The program, which is in its early stages and is expected to require five years of training to complete, is modeled on Snively’s own experience, through which he benefited from the attention of “very patient” scientists and IP lawyers. The goal is to enlist a community approach in which senior staff, mentors, and managers are all accountable for new hires’ training, progress, and assessment of when they are ready to independently take on substantive assignments.
One of the precepts Snively stresses to new recruits and established staff lawyers alike is that the issues they handle are too complex to be managed alone. Teamwork is essential. This extends to Monsanto’s outside counsel.

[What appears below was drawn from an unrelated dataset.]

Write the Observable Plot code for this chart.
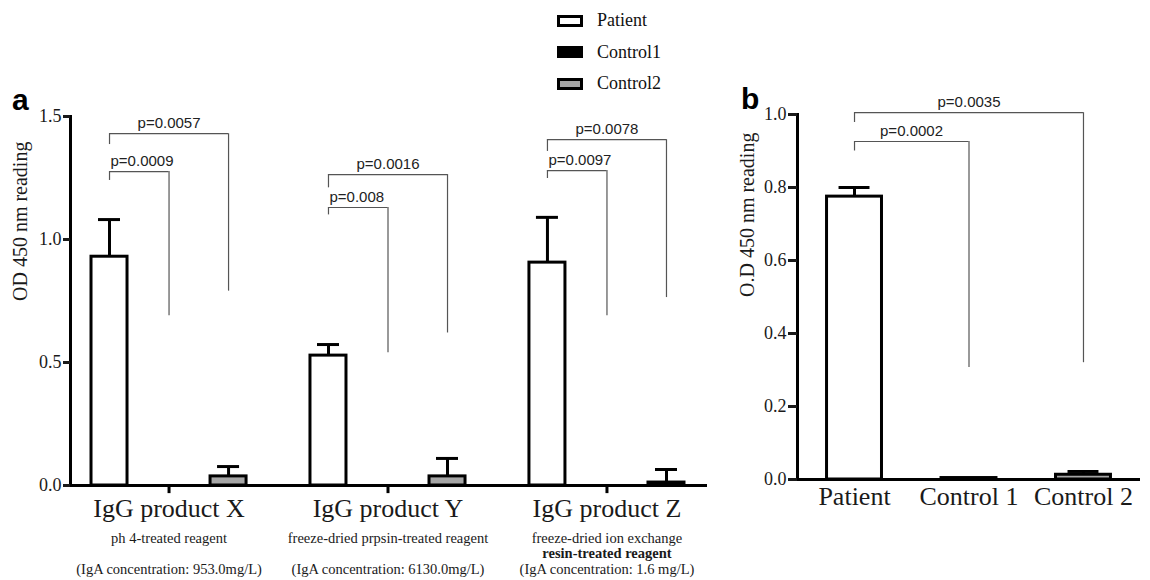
<!DOCTYPE html>
<html>
<head>
<meta charset="utf-8">
<script src="https://cdn.jsdelivr.net/npm/d3@7"></script>
<script src="https://cdn.jsdelivr.net/npm/@observablehq/plot@0.6"></script>
<style>
html, body { margin: 0; padding: 0; background: #fff; }
#root { position: relative; width: 1150px; height: 580px; overflow: hidden; font-family: "Liberation Serif", serif; }
#panelA { position: absolute; left: 0; top: 0; }
#panelB { position: absolute; left: 720px; top: 0; }
.plabel { position: absolute; font-family: "Liberation Sans", Arial, sans-serif; font-weight: bold; font-size: 30px; line-height: 1; color: #000; }
#legend { position: absolute; left: 557px; top: 5px; }
.row { display: flex; align-items: center; height: 31.5px; }
.sw { width: 26px; height: 12px; border: 3px solid #000; box-sizing: border-box; margin-right: 14px; }
.lt { font-size: 18px; color: #111; font-family: "Liberation Serif", serif; }
</style>
</head>
<body>
<div id="root">
  <div id="panelA"></div>
  <div id="panelB"></div>
  <div id="legend"></div>
  <div class="plabel" style="left:12px;top:85px;">a</div>
  <div class="plabel" style="left:741px;top:84px;">b</div>
</div>
<script>
// ---------- Panel a data ----------
const groups = ["IgG product X", "IgG product Y", "IgG product Z"];
const series = ["Patient", "Control1", "Control2"];
const seriesColors = ["#ffffff", "#000000", "#a6a6a6"];

const patientA = [0.93, 0.528, 0.906];
const patientErrA = [0.151, 0.045, 0.184];
const control1A = [0, 0, 0];
const control1ErrA = [0, 0, 0];
const control2A = [0.037, 0.037, 0.012];
const control2ErrA = [0.040, 0.073, 0.053];

const methodLines = ["ph 4-treated reagent", "freeze-dried prpsin-treated reagent", "freeze-dried ion exchange"];
const boldLines = ["", "", "resin-treated reagent"];
const igaLines = ["(IgA concentration: 953.0mg/L)", "(IgA concentration: 6130.0mg/L)", "(IgA concentration: 1.6 mg/L)"];

const yTicksA = [0, 0.5, 1.0, 1.5];

const bracketGroupA = ["IgG product X", "IgG product X", "IgG product Y", "IgG product Y", "IgG product Z", "IgG product Z"];
const bracketToA = ["Control1", "Control2", "Control1", "Control2", "Control1", "Control2"];
const bracketTopA = [1.276, 1.43, 1.13, 1.264, 1.28, 1.406];
const bracketLeftEndA = [1.24, 1.386, 1.10, 1.21, 1.248, 1.358];
const bracketRightEndA = [0.69, 0.79, 0.54, 0.62, 0.69, 0.764];
const bracketLabelA = ["p=0.0009", "p=0.0057", "p=0.008", "p=0.0016", "p=0.0097", "p=0.0078"];

// ---------- Panel b data ----------
const seriesB = ["Patient", "Control 1", "Control 2"];
const valuesB = [0.775, 0.004, 0.013];
const errB = [0.025, 0, 0.009];
const yTicksB = [0, 0.2, 0.4, 0.6, 0.8, 1.0];

const bracketToB = ["Control 1", "Control 2"];
const bracketTopB = [0.926, 1.005];
const bracketLeftEndB = [0.90, 0.978];
const bracketRightEndB = [0.307, 0.32];
const bracketLabelB = ["p=0.0002", "p=0.0035"];

// ---------- build tables ----------
const dataA = groups.flatMap((g, i) => [
  {group: g, series: series[0], value: patientA[i], err: patientErrA[i]},
  {group: g, series: series[1], value: control1A[i], err: control1ErrA[i]},
  {group: g, series: series[2], value: control2A[i], err: control2ErrA[i]}
]);
const labelRows = groups.map((g, i) => ({group: g, method: methodLines[i], bold: boldLines[i], iga: igaLines[i]}));
const bracketsA = bracketGroupA.map((g, i) => ({
  group: g, from: series[0], to: bracketToA[i], top: bracketTopA[i],
  leftEnd: bracketLeftEndA[i], rightEnd: bracketRightEndA[i], label: bracketLabelA[i]
}));
const dataB = seriesB.map((s, i) => ({series: s, value: valuesB[i], err: errB[i]}));
const bracketsB = bracketToB.map((t, i) => ({
  from: seriesB[0], to: t, top: bracketTopB[i], leftEnd: bracketLeftEndB[i],
  rightEnd: bracketRightEndB[i], label: bracketLabelB[i]
}));

const baseStyle = {fontFamily: "Liberation Serif, serif", fontSize: "18px", color: "#1a1a1a", background: "transparent", overflow: "visible"};
const bracketStroke = "#555";
const sans = "Liberation Sans, Arial, sans-serif";
const groupTickLength = 0.033; // length of the group tick below the axis, in y units

// ---------- Panel a ----------
const plotA = Plot.plot({
  width: 720, height: 580,
  marginLeft: 70, marginRight: 15, marginTop: 116, marginBottom: 95,
  style: baseStyle,
  fx: {domain: groups, paddingInner: 0.1, paddingOuter: 0, round: false, label: null},
  x: {domain: series, paddingInner: 0.395, paddingOuter: 0.353, round: false, axis: null},
  y: {domain: [0, 1.5]},
  color: {domain: series, range: seriesColors},
  marks: [
    Plot.barY(dataA, {fx: "group", x: "series", y1: 0, y2: "value", fill: "series", stroke: "#000", strokeWidth: 3}),
    Plot.ruleX(dataA.filter(d => d.err > 0), {fx: "group", x: "series", y1: "value", y2: d => d.value + d.err, stroke: "#000", strokeWidth: 3}),
    Plot.tickY(dataA.filter(d => d.err > 0), {fx: "group", x: "series", y: d => d.value + d.err, stroke: "#000", strokeWidth: 3, insetLeft: 7, insetRight: 7}),
    Plot.frame({anchor: "bottom", facet: "super", stroke: "#000", strokeWidth: 3}),
    Plot.frame({anchor: "left", facet: "super", stroke: "#000", strokeWidth: 3}),
    Plot.axisY({ticks: yTicksA, tickFormat: ".1f", tickSize: 7, tickPadding: 2, strokeWidth: 3, fontSize: 18, label: null}),
    Plot.text(["OD 450 nm reading"], {facet: "super", frameAnchor: "left", rotate: -90, dx: -50, fontSize: 20}),
    Plot.axisFx({anchor: "bottom", tickSize: 0, tickPadding: 13.5, fontSize: 26, label: null}),
    Plot.text(labelRows, {fx: "group", text: "method", frameAnchor: "bottom", lineAnchor: "bottom", dy: 57, fontSize: 14.5}),
    Plot.text(labelRows.filter(d => d.bold), {fx: "group", text: "bold", frameAnchor: "bottom", lineAnchor: "bottom", dy: 72, fontSize: 14.5, fontWeight: "bold"}),
    Plot.text(labelRows, {fx: "group", text: "iga", frameAnchor: "bottom", lineAnchor: "bottom", dy: 88, fontSize: 14.5}),
    // significance brackets
    Plot.ruleY(bracketsA, {fx: "group", x1: "from", x2: "to", y: "top", insetLeft: 18, insetRight: 18, stroke: bracketStroke, strokeWidth: 1.2}),
    Plot.ruleX(bracketsA, {fx: "group", x: "from", y1: "leftEnd", y2: "top", stroke: bracketStroke, strokeWidth: 1.2}),
    Plot.ruleX(bracketsA, {fx: "group", x: "to", y1: "rightEnd", y2: "top", stroke: bracketStroke, strokeWidth: 1.2}),
    Plot.text(bracketsA.filter(d => d.to === series[1]), {fx: "group", x: "from", y: "top", text: "label", textAnchor: "start", lineAnchor: "bottom", dx: 1, dy: -6, fontFamily: sans, fontSize: 15, fill: "#222"}),
    Plot.text(bracketsA.filter(d => d.to === series[2]), {fx: "group", x: () => series[1], y: "top", text: "label", lineAnchor: "bottom", dy: -6, fontFamily: sans, fontSize: 15, fill: "#222"}),
    // group tick marks below the axis (drawn last, on top)
    Plot.ruleX(labelRows, {fx: "group", x: () => series[1], y1: () => 0, y2: () => -groupTickLength, stroke: "#000", strokeWidth: 3})
  ]
});
document.getElementById("panelA").appendChild(plotA);

// ---------- Panel b ----------
const plotB = Plot.plot({
  width: 430, height: 580,
  marginLeft: 77, marginRight: 10, marginTop: 114, marginBottom: 101,
  style: baseStyle,
  x: {domain: seriesB, paddingInner: 0.52, paddingOuter: 0.258, round: false},
  y: {domain: [0, 1]},
  color: {domain: seriesB, range: seriesColors},
  marks: [
    Plot.barY(dataB, {x: "series", y1: 0, y2: "value", fill: "series", stroke: "#000", strokeWidth: 3}),
    Plot.ruleX(dataB.filter(d => d.err > 0), {x: "series", y1: "value", y2: d => d.value + d.err, stroke: "#000", strokeWidth: 3}),
    Plot.tickY(dataB.filter(d => d.err > 0), {x: "series", y: d => d.value + d.err, stroke: "#000", strokeWidth: 3, insetLeft: 12, insetRight: 12}),
    Plot.ruleY([0], {stroke: "#000", strokeWidth: 3}),
    Plot.frame({anchor: "left", stroke: "#000", strokeWidth: 3}),
    Plot.axisY({ticks: yTicksB, tickFormat: ".1f", tickSize: 9, tickPadding: 2, strokeWidth: 3, fontSize: 18, label: null}),
    Plot.axisX({tickSize: 0, tickPadding: 7, fontSize: 26, label: null}),
    Plot.text(["O.D 450 nm reading"], {frameAnchor: "left", rotate: -90, dx: -50, fontSize: 20}),
    Plot.ruleY(bracketsB, {x1: "from", x2: "to", y: "top", insetLeft: 27.5, insetRight: 27.5, stroke: bracketStroke, strokeWidth: 1.2}),
    Plot.ruleX(bracketsB, {x: "from", y1: "leftEnd", y2: "top", stroke: bracketStroke, strokeWidth: 1.2}),
    Plot.ruleX(bracketsB, {x: "to", y1: "rightEnd", y2: "top", stroke: bracketStroke, strokeWidth: 1.2}),
    Plot.text(bracketsB.filter(d => d.to === seriesB[1]), {x: "from", y: "top", text: "label", lineAnchor: "bottom", dx: 57, dy: -6, fontFamily: sans, fontSize: 15, fill: "#222"}),
    Plot.text(bracketsB.filter(d => d.to === seriesB[2]), {x: () => seriesB[1], y: "top", text: "label", lineAnchor: "bottom", dy: -6, fontFamily: sans, fontSize: 15, fill: "#222"})
  ]
});
document.getElementById("panelB").appendChild(plotB);

// ---------- Legend ----------
const legend = document.getElementById("legend");
series.forEach((s, i) => {
  const row = document.createElement("div");
  row.className = "row";
  const sw = document.createElement("div");
  sw.className = "sw";
  sw.style.background = seriesColors[i];
  const lt = document.createElement("span");
  lt.className = "lt";
  lt.textContent = s;
  row.appendChild(sw);
  row.appendChild(lt);
  legend.appendChild(row);
});
</script>
</body>
</html>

Though the company actually works with hundreds of outside firms, 80 percent of its assignments go to approximately 20 firms that have the required sophistication, legal, and scientific expertise and institutional knowledge of Monsanto and its culture. Philip Perry, a partner at Latham & Watkins, leads of one of those outside teams.
“Dave manages perhaps the most complex and interesting portfolio I’ve seen in any company,” says Perry. “He does a terrific job of bringing in the right people and cutting straight to the core issues. He drives novel legal and business solutions when ‘simply ordinary’ just isn’t enough.” Perry previously served as the general counsel of two federal agencies and handles a wide range of biotechnology matters.
In addition to the challenge of global issues, the excitement of working with high-caliber inside and outside counsel is one of the things Snively enjoys most about his job. “We get to work on cutting-edge issues that no one has encountered before with some of the top lawyers in the world,” he says.
Moving Forward the Right Way
Snively is a highly ethical and religious person. He is chairman of the Catholic youth ministry Life Teen International, Inc., and a founding director of the Roman Catholic Foundation for Eastern Missouri. As he manages Monsanto’s legal issues, he places tremendous importance on acting ethically in carrying out all of the company’s responsibilities.
This commitment covers a range of activities that are spread around the globe: building schools and eliminating child labor in India, establishing legal and business systems in Brazil and sub-Saharan Africa, maintaining the company’s pledge to support human rights in its worldwide facilities, and ensuring the health and safety of all Monsanto’s products and its 23,000 employees.
A former litigator with a self-described binary perspective (“You either win or lose”), Snively’s underlying philosophy is that it’s essential “to do it the right way.”
Reflecting on a higher calling, he says, “Our challenges are nothing less than finding solutions in the face of climate change, global warming, and drought. We have to find them efficiently, effectively, and in ways that facilitate collaboration. And, ultimately, we have to get all of those things right, because if we don’t, the results impact people’s lives and livelihoods and whether they have enough to eat.”